Nominal Course Outlinetop

This is the high-level outline provided by the department; while this is general guideline the course will be adjusted according to your feedback, interests, and experience.

Introduction (1h)

Why design? Input, output, and constraints of the design process. Types of design. Relationship to software quality and evolution. Design in more mature implementation technologies.

Software Design Process Models (3h)

Design as search. Design spaces. Design state, goal structure, generative design operations, early quantitative evaluations, control of design process. Basic models of design (transformational, plan/architecture driven). Relationship to other life-cycle activities.

Arch/Design Representations (9h)

What should be represented (structure, behaviour)? Informal representations of design, examples of design notations. Formal representation of design. Domain specific architecture descriptions. Role of standards, reference architectures. Design documentation.

Design Plans/Arch (9h)

Review of small/medium scale plans (data structures, programming language structures, concurrency). Plans/architectures for common types of software systems (translators, embedded, real-time, user interface).

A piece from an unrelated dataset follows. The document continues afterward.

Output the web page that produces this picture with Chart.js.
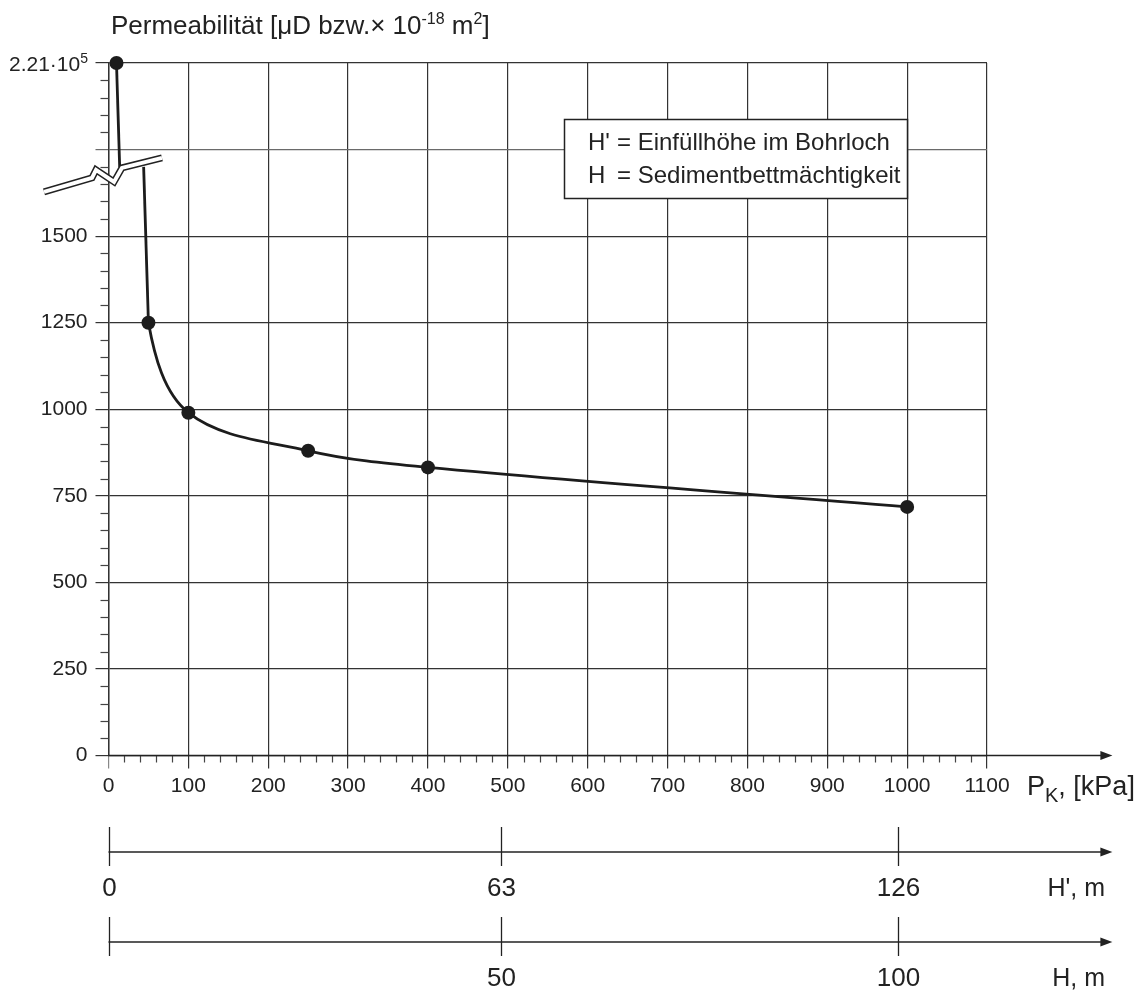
<!DOCTYPE html>
<html>
<head>
<meta charset="utf-8">
<script src="https://cdn.jsdelivr.net/npm/chart.js@4/dist/chart.umd.min.js"></script>
<style>
  html, body { margin: 0; padding: 0; background: #fff; }
  canvas { display: block; }
</style>
</head>
<body>
<canvas id="chart_permeability" width="1145" height="991"></canvas>
<script>
// values
const pressureKPa = [10, 50, 100, 250, 400, 1000];
const permeability = [221000, 1250, 990, 880, 832, 718];

// broken y axis: everything above breakFrom is drawn at axisTop
const breakFrom = 1750;
const breakLevel = 1700;
const axisTop = 2000;
const upperCurveEnd = 14;   // kPa where the steep piece runs into the break
const lowerCurveStart = 44; // kPa where the curve comes out of the break

const xTickValues = [0, 100, 200, 300, 400, 500, 600, 700, 800, 900, 1000, 1100];
const yTickValues = [0, 250, 500, 750, 1000, 1250, 1500];
const yTopLabel = ['2.21·10', '5'];

// secondary depth axes, tick positions in kPa
const hPrimeLabels = ['0', '63', '126'];
const hPrimeAtKPa = [0, 492, 988];
const hLabels = ['', '50', '100'];
const hAtKPa = [0, 492, 988];
const arrowEndKPa = 1257;

const legendLines = [['H\'', '= Einfüllhöhe im Bohrloch'], ['H', '= Sedimentbettmächtigkeit']];

const FONT = "'Liberation Sans', Arial, sans-serif";
const INK = '#222';
const LINE = '#1c1c1c';

const toAxis = v => (v > breakFrom ? axisTop : v);

const upperData = [
    { x: pressureKPa[0], y: toAxis(permeability[0]) },
    { x: upperCurveEnd, y: breakLevel },
];
const lowerData = [{ x: lowerCurveStart, y: breakLevel }].concat(
    pressureKPa.slice(1).map((p, i) => ({ x: p, y: toAxis(permeability[i + 1]) }))
);

function textRun(ctx, x, y, parts) {
    // parts: [text, size, dy]
    let cx = x;
    for (const [t, size, dy] of parts) {
        ctx.font = size + 'px ' + FONT;
        ctx.fillText(t, cx, y + dy);
        cx += ctx.measureText(t).width;
    }
    return cx;
}
function runWidth(ctx, parts) {
    let w = 0;
    for (const [t, size] of parts) {
        ctx.font = size + 'px ' + FONT;
        w += ctx.measureText(t).width;
    }
    return w;
}
function arrowLine(ctx, x0, x1, y) {
    ctx.beginPath();
    ctx.moveTo(x0, y);
    ctx.lineTo(x1 - 6, y);
    ctx.stroke();
    ctx.beginPath();
    ctx.moveTo(x1, y);
    ctx.lineTo(x1 - 12, y - 4.5);
    ctx.lineTo(x1 - 12, y + 4.5);
    ctx.closePath();
    ctx.fill();
}

const decorations = {
    id: 'decorations',
    afterDraw(chart) {
        const { ctx, chartArea } = chart;
        const xs = chart.scales.x;
        const ys = chart.scales.y;
        const L = chartArea.left, B = chartArea.bottom;
        ctx.save();
        ctx.fillStyle = INK;

        // minor ticks
        ctx.lineWidth = 1.2;
        ctx.strokeStyle = '#444';
        for (let v = 0; v <= axisTop; v += 50) {
            if (v % 250 === 0) continue;
            const py = Math.round(ys.getPixelForValue(v)) + 0.5;
            ctx.beginPath(); ctx.moveTo(L - 8, py); ctx.lineTo(L, py); ctx.stroke();
        }
        for (let v = 0; v <= 1100; v += 20) {
            if (v % 100 === 0) continue;
            const px = Math.round(xs.getPixelForValue(v)) + 0.5;
            ctx.beginPath(); ctx.moveTo(px, B); ctx.lineTo(px, B + 7); ctx.stroke();
        }

        // x axis with arrow
        ctx.strokeStyle = INK;
        ctx.lineWidth = 1.5;
        const arrowX = xs.getPixelForValue(arrowEndKPa);
        arrowLine(ctx, L, arrowX, B);

        // break symbol on the y axis
        const yb = ys.getPixelForValue(breakLevel);
        const zig = [[-64.5, 25], [-16.5, 11], [-12.5, 3], [5.5, 15], [13.5, 1], [53.5, -9]];
        ctx.lineJoin = 'miter';
        ctx.beginPath();
        zig.forEach(([dx, dy], i) => (i ? ctx.lineTo(L + dx, yb + dy) : ctx.moveTo(L + dx, yb + dy)));
        ctx.lineWidth = 7;
        ctx.strokeStyle = '#222';
        ctx.stroke();
        ctx.lineWidth = 4;
        ctx.strokeStyle = '#fff';
        ctx.stroke();

        // top y label 2.21·10^5
        ctx.fillStyle = INK;
        ctx.textBaseline = 'alphabetic';
        ctx.textAlign = 'left';
        const topParts = [[yTopLabel[0], 21, 0], [yTopLabel[1], 14, -8]];
        const ty = ys.getPixelForValue(axisTop) + 8;
        textRun(ctx, 88 - runWidth(ctx, topParts), ty, topParts);

        // title
        textRun(ctx, 111, 34, [
            ['Permeabilität [μD bzw.× 10', 26, 0], ['-18', 16, -10], [' m', 26, 0], ['2', 16, -10], [']', 26, 0],
        ]);

        // P_K label
        textRun(ctx, 1027, 795, [['P', 27, 0], ['K', 20, 7], [', [kPa]', 27, 0]]);

        // secondary axes
        const drawDepthAxis = (lineY, at, labels, name) => {
            ctx.strokeStyle = INK;
            ctx.fillStyle = INK;
            ctx.lineWidth = 1.3;
            arrowLine(ctx, L, arrowX, lineY);
            at.forEach((kpa, i) => {
                const px = Math.round(xs.getPixelForValue(kpa)) + 0.5;
                ctx.beginPath(); ctx.moveTo(px, lineY - 25); ctx.lineTo(px, lineY + 14); ctx.stroke();
                ctx.font = '26px ' + FONT;
                ctx.textAlign = 'center';
                ctx.fillText(labels[i], px, lineY + 44);
            });
            ctx.font = '25px ' + FONT;
            ctx.textAlign = 'right';
            ctx.fillText(name, 1105, lineY + 44);
            ctx.textAlign = 'left';
        };
        drawDepthAxis(852, hPrimeAtKPa, hPrimeLabels, 'H\', m');
        drawDepthAxis(942, hAtKPa, hLabels, 'H, m');

        // legend box
        ctx.fillStyle = '#fff';
        ctx.fillRect(564, 119, 343, 79);
        ctx.strokeStyle = INK;
        ctx.lineWidth = 1.5;
        ctx.strokeRect(564.5, 119.5, 343, 79);
        ctx.fillStyle = INK;
        ctx.font = '24px ' + FONT;
        legendLines.forEach(([sym, txt], i) => {
            const by = 150 + i * 33;
            ctx.fillText(sym, 588, by);
            ctx.fillText(txt, 617, by);
        });

        ctx.restore();
    },
};

Chart.defaults.font.family = FONT;
Chart.defaults.color = INK;

new Chart(document.getElementById('chart_permeability'), {
    type: 'line',
    data: {
        datasets: [
            {
                label: 'oberhalb Bruch',
                data: upperData,
                borderColor: LINE,
                borderWidth: 2.8,
                pointRadius: [7, 0],
                pointBackgroundColor: LINE,
                pointBorderWidth: 0,
                tension: 0,
                clip: false,
            },
            {
                // straight drop out of the break into the 50 kPa point
                label: 'Abfall',
                data: lowerData.slice(0, 2),
                borderColor: LINE,
                borderWidth: 2.8,
                pointRadius: 0,
                tension: 0,
                clip: false,
            },
            {
                label: 'Permeabilität',
                data: lowerData,
                borderColor: LINE,
                borderWidth: 2.8,
                segment: {
                    borderColor: ctx => (ctx.p0DataIndex === 0 ? 'rgba(0,0,0,0)' : LINE),
                },
                pointRadius: lowerData.map((_, i) => (i === 0 ? 0 : 7)),
                pointBackgroundColor: LINE,
                pointBorderWidth: 0,
                tension: 0.35,
                clip: false,
            },
        ],
    },
    options: {
        responsive: false,
        animation: false,
        devicePixelRatio: 1,
        layout: { padding: { left: 0, right: 158, top: 63, bottom: 0 } },
        plugins: {
            legend: { display: false },
            tooltip: { enabled: false },
        },
        scales: {
            x: {
                type: 'linear',
                min: 0,
                max: 1100,
                afterFit: scale => { scale.height = 235.5; },
                afterBuildTicks: scale => { scale.ticks = xTickValues.map(v => ({ value: v })); },
                ticks: {
                    font: { size: 21 },
                    padding: 5,
                    color: INK,
                    maxRotation: 0,
                    callback: v => String(v),
                },
                grid: {
                    color: ctx => (ctx.tick && ctx.tick.value === 0 ? '#888' : '#333'),
                    lineWidth: 1.2,
                    tickLength: 13,
                },
                border: { display: false },
            },
            y: {
                min: 0,
                max: axisTop,
                afterFit: scale => { scale.width = 108.5; },
                afterBuildTicks: scale => {
                    const t = [];
                    for (let v = 0; v <= axisTop; v += 250) t.push({ value: v });
                    scale.ticks = t;
                },
                ticks: {
                    font: { size: 21 },
                    padding: 8,
                    color: INK,
                    callback: v => (yTickValues.includes(v) ? String(v) : ''),
                },
                grid: {
                    color: ctx => (ctx.tick && ctx.tick.value === breakFrom ? '#6a6a6a' : '#333'),
                    lineWidth: 1.2,
                    tickLength: 13,
                },
                border: { display: true, color: '#333', width: 1.5 },
            },
        },
    },
    plugins: [decorations],
});
</script>
</body>
</html>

Design Strategies and Methods (6h)

Design strategies. Selected methods: object modelling technique, structured design, real-time, user interfaces. Methods for design with off-the-shelf components.

Design Assessment (3h)

Assessment dimensions and factors affecting their relative importance. Design tradeoffs. Evolvability/understandability criteria. Design complexity metrics. Assessment strategies (analytical, simulation, rapid prototyping), example: response time/throughput estimation.

Design Verification (3h)

Design reviews, scenarios and test cases, testing of executable design representations. Verification of properties.

Policiestop

Academic Integrity

  • In order to maintain a culture of academic integrity, members of the University of Waterloo community are expected to promote honesty, trust, fairness, respect and responsibility. [See the academic integrity site for more information.]

Grievance

  • A student who believes that a decision affecting some aspect of his/her university life has been unfair or unreasonable may have grounds for initiating a grievance. Read Policy 70, Student Petitions and Grievances, Section 4.
  • When in doubt please be certain to contact the department’s administrative assistant who will provide further assistance.

Discipline

  • A student is expected to know what constitutes academic integrity to avoid committing an academic offence, and to take responsibility for his/her actions.
  • A student who is unsure whether an action constitutes an offence, or who needs help in learning how to avoid offences (e.g., plagiarism, cheating) or about “rules” for group work/collaboration should seek guidance from the course instructor, academic advisor, or the undergraduate Associate Dean.
  • For information on categories of offences and types of penalties, students should refer to Policy 71, Student Discipline.
  • For typical penalties check Guidelines for the Assessment of Penalties.

Appeals

  • A decision made or penalty imposed under Policy 70 (Student Petitions and Grievances) (other than a petition) or Policy 71 (Student Discipline) may be appealed if there is a ground.
  • A student who believes he/she has a ground for an appeal should refer to Policy 72 (Student Appeals).